Eric Raymond stated this in a humorous way in his book The New Hacker's Dictionary: "If you have four groups working on a compiler, you'll get a 4-pass compiler."

Since 1968, it has become increasingly clear that Conway's law continues to apply to all software built. Those of us who have built software systems that had to comply with an "architecture blueprint" can surely remember having times when it felt like we were fighting against the architecture rather than it helping steer our work in the right direction. Well, that's Conway's law in action.

A sort of "revival" of Conway's law took place around 2015, when microservices architectures were on the rise.

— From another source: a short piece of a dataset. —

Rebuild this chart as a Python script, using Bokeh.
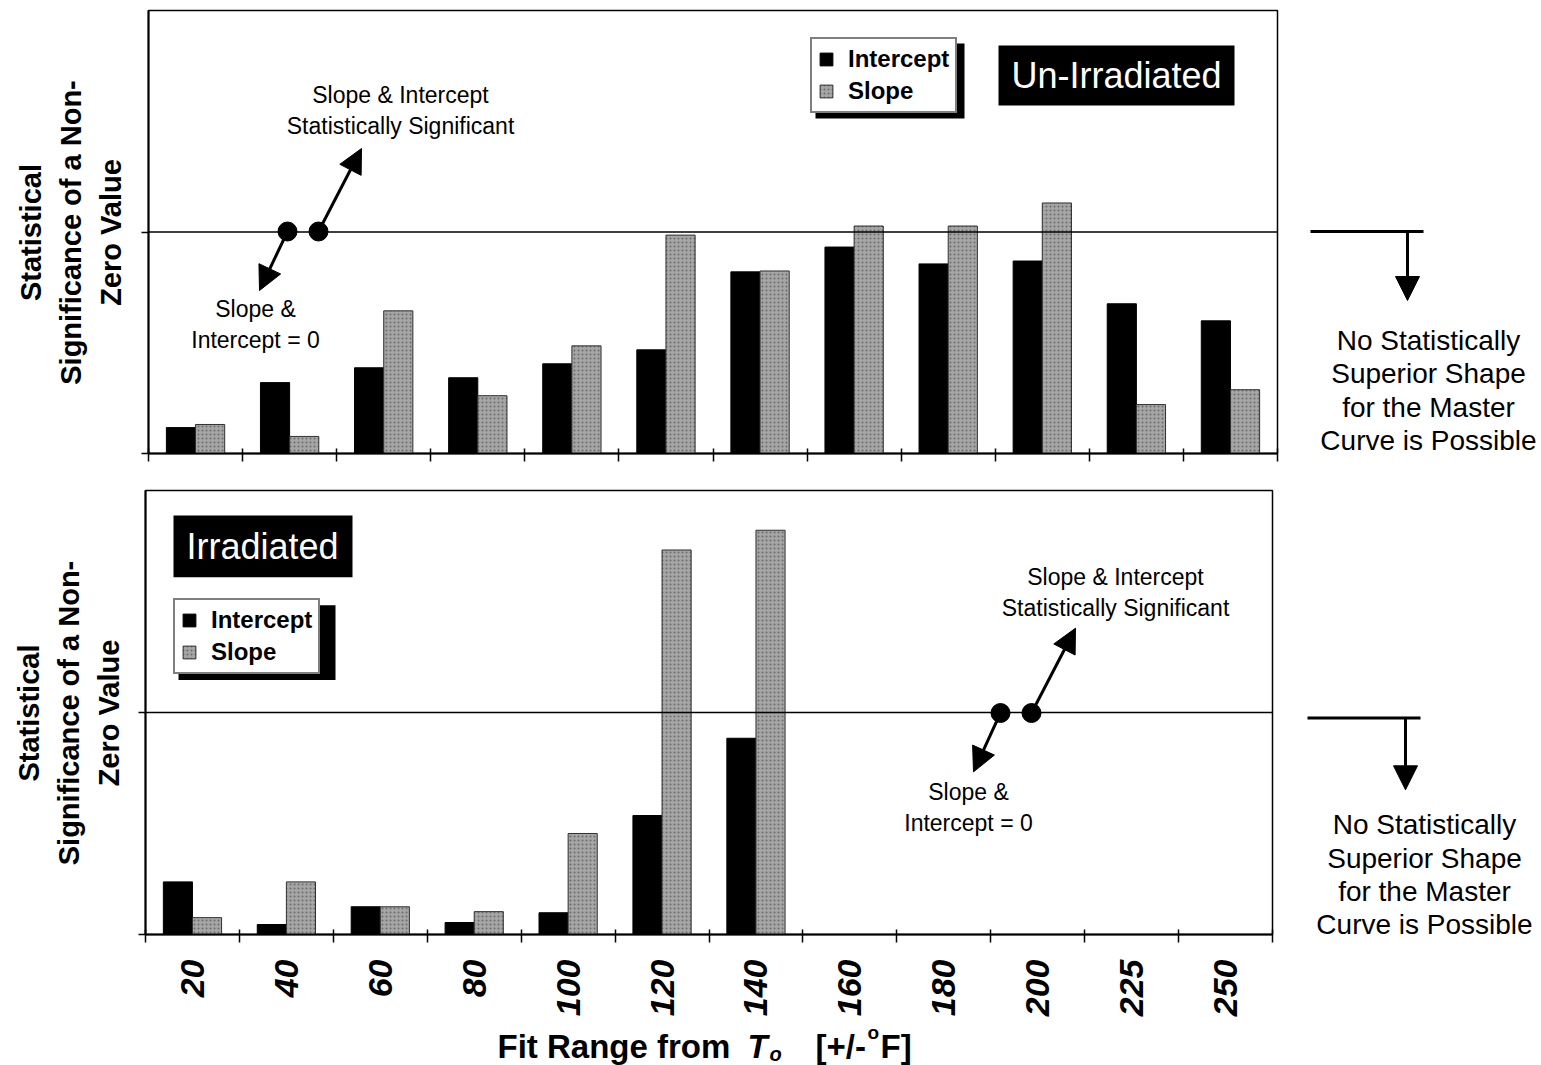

In particular, James Lewis, Technical Director at Thoughtworks, and others came up with the idea of applying an "inverse Conway maneuver" (or reverse Conway maneuver), whereby an organization focuses on organizing team structures to  match the architecture they want the system to exhibit rather than expecting teams to follow a mandated architecture design.

The key takeaway here is that thinking of software architecture as a stand- alone concept that can be designed in isolation and then implemented by any group of teams is fundamentally wrong. This gap between architecture and team structures is visible across all types of architectures, from client-server   to SOA and even microservices. Specifically, that is why monoliths need to be broken down (in particular, any indivisible software part that exceeds the cognitive capacity of any one team) while keeping a team focus, a topic we will discuss in depth in Chapter 6.